> **Exercise**
Check each line below for the word "script", and copy those that have it.

Plotting code records
::::
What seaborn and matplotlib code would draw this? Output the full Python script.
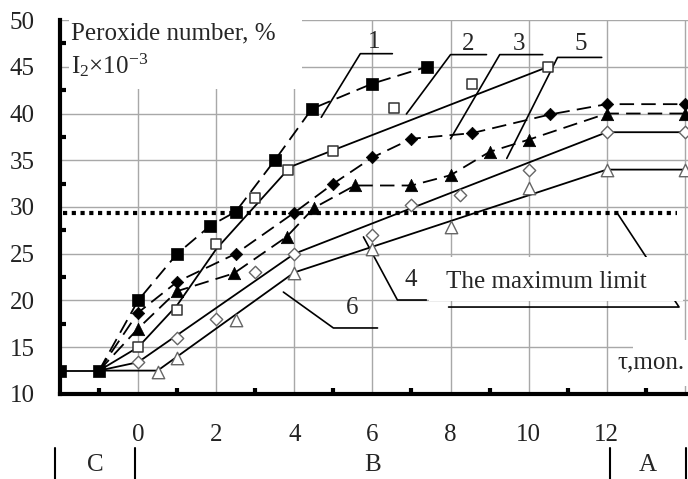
import matplotlib
matplotlib.use("Agg")
import matplotlib.pyplot as plt
import seaborn as sns
from matplotlib.patches import Rectangle

# ---------- data ----------
# common starting points (stage C)
start_x = [-2, -1]
start_y = [12.5, 12.5]

# curve 1 - filled squares, dashed
c1_x = [0, 1, 1.85, 2.5, 3.5, 4.45, 6, 7.4]
c1_y = [20, 25, 28, 29.5, 35, 40.5, 43.2, 45]
# curve 2 - open squares, solid
c2_x = [0, 1, 2, 3, 3.85, 5, 6.55, 8.55, 10.5]
c2_y = [15, 19, 26, 31, 34, 36, 40.6, 43.2, 45]
# curve 3 - filled diamonds, dashed
c3_x = [0, 1, 2.5, 4, 5, 6, 7, 8.55, 10.55, 12, 14]
c3_y = [18.7, 22, 25, 29.4, 32.5, 35.3, 37.3, 37.9, 39.9, 41, 41]
# curve 4 - open diamonds, solid
c4_x = [0, 1, 2, 3, 4, 6, 7, 8.25, 10, 12, 14]
c4_y = [13.4, 16, 18, 23, 25, 27, 30.2, 31.3, 34, 38, 38]
# curve 5 - filled triangles, dashed
c5_x = [0, 1, 2.45, 3.8, 4.5, 5.55, 7, 8, 9, 10, 12, 14]
c5_y = [17, 21, 22.9, 26.8, 29.9, 32.3, 32.3, 33.4, 35.9, 37.2, 40, 40]
# curve 6 - open triangles, solid
c6_x = [0.5, 1, 2.5, 4, 6, 8, 10, 12, 14]
c6_y = [12.4, 13.8, 17.9, 22.9, 25.5, 27.9, 32, 34, 34]

# solid trend lines (vertices)
t2_x = [-1, 0, 1, 2, 3.9, 10.5]
t2_y = [12.5, 15, 19.5, 25.5, 34.3, 45]
t4_x = [-1, 0, 4, 12, 14]
t4_y = [12.5, 13.4, 25, 38, 38]
t6_x = [-1, 0.5, 4, 12, 14]
t6_y = [12.5, 12.5, 23, 34, 34]

max_limit = 29.4

# curve number labels and their leader lines
curve_labels = ["1", "2", "3", "5", "4", "6"]
label_x = [6.05, 8.46, 9.74, 11.33, 6.99, 5.49]
label_y = [47.6, 47.4, 47.4, 47.4, 22.2, 19.2]
leader_x = [[4.69, 5.69, 6.51], [6.87, 8.0, 8.92], [8.0, 9.26, 10.36],
            [9.44, 10.74, 11.87], [5.77, 6.64, 7.38], [3.72, 5.0, 6.13]]
leader_y = [[39.6, 46.4, 46.4], [39.95, 46.3, 46.3], [37.3, 46.3, 46.3],
            [35.2, 46.0, 46.0], [26.8, 20.05, 20.05], [20.9, 17.06, 17.06]]
limit_leader_x = [12.26, 13.85, 7.95]
limit_leader_y = [29.4, 19.3, 19.3]

# storage stages under the time axis
stage_bounds = [-2.12, -0.08, 12.08, 14.03]
stage_names = ["C", "B", "A"]
stage_centers = [-1.1, 6.0, 13.05]

x_major = list(range(-2, 15, 2))
x_labels = ["" if v in (-2, 14) else str(v) for v in x_major]
y_major = list(range(10, 51, 5))

# ---------- style ----------
sns.set_theme(style="white")
plt.rcParams["font.family"] = ["Liberation Serif", "DejaVu Serif"]
plt.rcParams["mathtext.fontset"] = "custom"
plt.rcParams["mathtext.rm"] = "Liberation Serif"
plt.rcParams["mathtext.it"] = "Liberation Serif"
FS = 18

fig = plt.figure(figsize=(6.88, 4.79), dpi=100)
ax = fig.add_axes([0.0872, 0.1775, 0.9128, 0.7807])
ax.set_xlim(-2, 14.08)
ax.set_ylim(10, 50)

ax.set_axisbelow(True)
ax.grid(True, color="#a8a8a8", linewidth=1.0)
for side in ["top", "right"]:
    ax.spines[side].set_visible(False)
for side in ["left", "bottom"]:
    ax.spines[side].set_linewidth(3)
    ax.spines[side].set_color("black")

ax.set_xticks(x_major)
ax.set_xticklabels(x_labels)
ax.set_xticks(range(-1, 15, 2), minor=True)
ax.set_yticks(y_major)
ax.set_yticks([v + 2.5 for v in y_major[:-1]], minor=True)
ax.tick_params(which="major", direction="inout", width=3, color="black",
               labelsize=FS, labelcolor="#222222")
ax.tick_params(axis="y", which="major", length=12, pad=12)
ax.tick_params(axis="x", which="major", length=11, pad=16)
ax.tick_params(which="minor", direction="in", length=4, width=3, color="black",
               bottom=True, left=True)
ax.set_xlabel("")
ax.set_ylabel("")

# white boxes behind the texts (hide grid)
ax.add_patch(Rectangle((-1.76, 42.6), 5.96, 8.0, facecolor="white",
                       edgecolor="none", zorder=1, clip_on=False))
ax.add_patch(Rectangle((7.45, 19.9), 6.5, 4.75, facecolor="white",
                       edgecolor="none", zorder=1.6))
ax.add_patch(Rectangle((12.67, 10.9), 1.6, 4.9, facecolor="white",
                       edgecolor="none", zorder=1, clip_on=False))

# maximum limit
ax.axhline(max_limit, xmin=0.005, xmax=0.982, color="black", linewidth=3,
           linestyle=(0, (1, 1.1)), zorder=1.5)

# ---------- curves ----------
dash = (0, (8, 4))
line_kw = dict(ax=ax, color="black", linewidth=1.3, sort=False,
               estimator=None, zorder=2)
sns.lineplot(x=start_x, y=start_y, linestyle="-", **line_kw)
for cx, cy in [(c1_x, c1_y), (c3_x, c3_y), (c5_x, c5_y)]:
    sns.lineplot(x=start_x[1:] + cx, y=start_y[1:] + cy, linestyle=dash, **line_kw)
for tx, ty in [(t2_x, t2_y), (t4_x, t4_y), (t6_x, t6_y)]:
    sns.lineplot(x=tx, y=ty, linestyle="-", **line_kw)

sns.scatterplot(x=start_x, y=start_y, marker="s", s=85, color="black",
                edgecolor="black", linewidth=0.5, zorder=4, ax=ax)
sns.scatterplot(x=c1_x, y=c1_y, marker="s", s=85, color="black",
                edgecolor="black", linewidth=0.5, zorder=4, ax=ax)
sns.scatterplot(x=c2_x, y=c2_y, marker="s", s=62, color="white",
                edgecolor="#333333", linewidth=1.1, zorder=4, ax=ax)
sns.scatterplot(x=c3_x, y=c3_y, marker="D", s=40, color="black",
                edgecolor="black", linewidth=0.5, zorder=4, ax=ax)
sns.scatterplot(x=c4_x, y=c4_y, marker="D", s=40, color="white",
                edgecolor="#666666", linewidth=1.0, zorder=4, ax=ax)
sns.scatterplot(x=c5_x, y=c5_y, marker="^", s=80, color="black",
                edgecolor="black", linewidth=0.5, zorder=4, ax=ax)
sns.scatterplot(x=c6_x, y=c6_y, marker="^", s=80, color="white",
                edgecolor="#666666", linewidth=1.0, zorder=4, ax=ax)

# ---------- labels and leaders ----------
for lab, lx, ly, px, py in zip(curve_labels, label_x, label_y, leader_x, leader_y):
    ax.plot(px, py, color="black", linewidth=1.2, zorder=3)
    ax.text(lx, ly, lab, fontsize=FS, ha="center", va="center", zorder=5)
ax.plot(limit_leader_x, limit_leader_y, color="black", linewidth=1.2, zorder=1.55,
        clip_on=False)
ax.text(10.46, 22.0, "The maximum limit", fontsize=FS, ha="center", va="center",
        zorder=5)

ax.text(-1.72, 48.6, "Peroxide number, %", fontsize=FS, ha="left", va="center",
        zorder=5)
ax.text(-1.72, 45.2, r"I$_2$×10$^{-3}$", fontsize=FS, ha="left", va="center",
        zorder=5)
ax.text(14.0, 13.4, "τ,mon.", fontsize=FS, ha="right", va="center", zorder=5)

trans = ax.get_xaxis_transform()
for b in stage_bounds:
    ax.plot([b, b], [-0.145, -0.23], color="black", linewidth=1.5,
            transform=trans, clip_on=False)
for name, cx in zip(stage_names, stage_centers):
    ax.text(cx, -0.19, name, fontsize=FS, ha="center", va="center",
            transform=trans)

fig.savefig("out.png", dpi=100)
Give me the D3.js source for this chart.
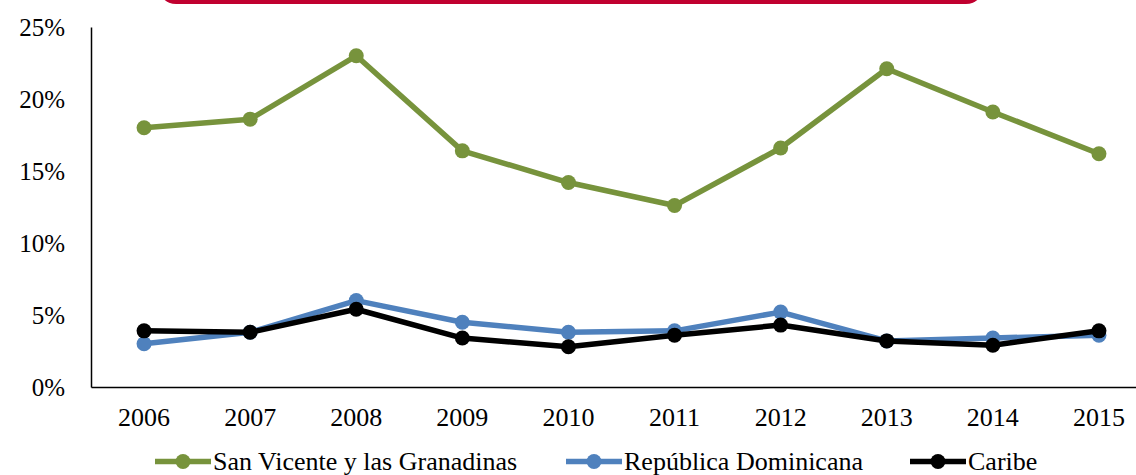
<!DOCTYPE html>
<html><head><meta charset="utf-8">
<script src="https://cdn.jsdelivr.net/npm/d3@7"></script>
<style>body{margin:0;background:#fff;overflow:hidden}svg{display:block}
svg text{font-family:"Liberation Serif","Times New Roman",Times,serif !important;}</style>
</head><body>
<svg id="c" width="1136" height="475"></svg>
<script>
const years = ["2006","2007","2008","2009","2010","2011","2012","2013","2014","2015"];
const sanVicente = [18.0,18.6,23.0,16.4,14.2,12.6,16.6,22.1,19.1,16.2];
const repDominicana = [3.0,3.8,6.0,4.5,3.8,3.9,5.2,3.2,3.4,3.6];
const caribe = [3.9,3.8,5.4,3.4,2.8,3.6,4.3,3.2,2.9,3.9];
const yTicks = [0,5,10,15,20,25];
const seriesNames = ["San Vicente y las Granadinas","República Dominicana","Caribe"];
const seriesColors = ["#77933c","#4f81bd","#000000"];

(function(){
const svg = d3.select("#c");
const mLeft = 91, mBottom = 387, mTop = 27;
const bw = 106.1;
const x = d3.scaleBand().domain(years).range([mLeft, mLeft + bw*years.length]);
const y = d3.scaleLinear().domain([0,25]).range([mBottom, mTop]);

// red header box (cropped)
svg.append("rect").attr("x",158).attr("y",-40).attr("width",826).attr("height",44)
  .attr("rx",18).attr("ry",18).attr("fill","#c0002f");

// axes
const yAxis = d3.axisLeft(y).tickValues(yTicks).tickSize(0).tickPadding(26).tickFormat(d=>d+"%");
const gy = svg.append("g").attr("transform",`translate(${mLeft},0)`).call(yAxis);
gy.select(".domain").attr("stroke","#000").attr("stroke-width",1.5);
gy.selectAll("text").style("font-size","25px").attr("fill","#000");

const xAxis = d3.axisBottom(x).tickSize(0).tickPadding(21);
const gx = svg.append("g").attr("transform",`translate(0,${mBottom})`).call(xAxis);
gx.select(".domain").attr("stroke","#000").attr("stroke-width",1.5);
gx.selectAll("text").style("font-size","26px").attr("fill","#000");

const data = [sanVicente, repDominicana, caribe];
const line = d3.line().x((d,i)=>x(years[i])+x.bandwidth()/2).y(d=>y(d));
data.forEach((vals,k)=>{
  const g = svg.append("g");
  g.append("path").attr("d",line(vals)).attr("fill","none")
    .attr("stroke",seriesColors[k]).attr("stroke-width",5.5).attr("stroke-linejoin","round");
  g.selectAll("circle").data(vals).join("circle")
    .attr("cx",(d,i)=>x(years[i])+x.bandwidth()/2).attr("cy",d=>y(d)).attr("r",7.5)
    .attr("fill",seriesColors[k]);
});

// legend
const legX = [155, 566, 910];
const ly = 461.5;
seriesNames.forEach((n,k)=>{
  const g = svg.append("g").attr("transform",`translate(${legX[k]},${ly})`);
  g.append("line").attr("x1",0).attr("x2",56).attr("y1",0).attr("y2",0)
    .attr("stroke",seriesColors[k]).attr("stroke-width",5.5);
  g.append("circle").attr("cx",28).attr("cy",0).attr("r",7.5).attr("fill",seriesColors[k]);
  g.append("text").attr("x",58).attr("y",8).style("font-size","26px")
    .attr("fill","#000").text(n);
});
})();
</script>
</body></html>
::::
> **Result of this exercise**
What seaborn and matplotlib code would draw this? Output the full Python script.
<script src="https://cdn.jsdelivr.net/npm/d3@7"></script>
<script>
</script>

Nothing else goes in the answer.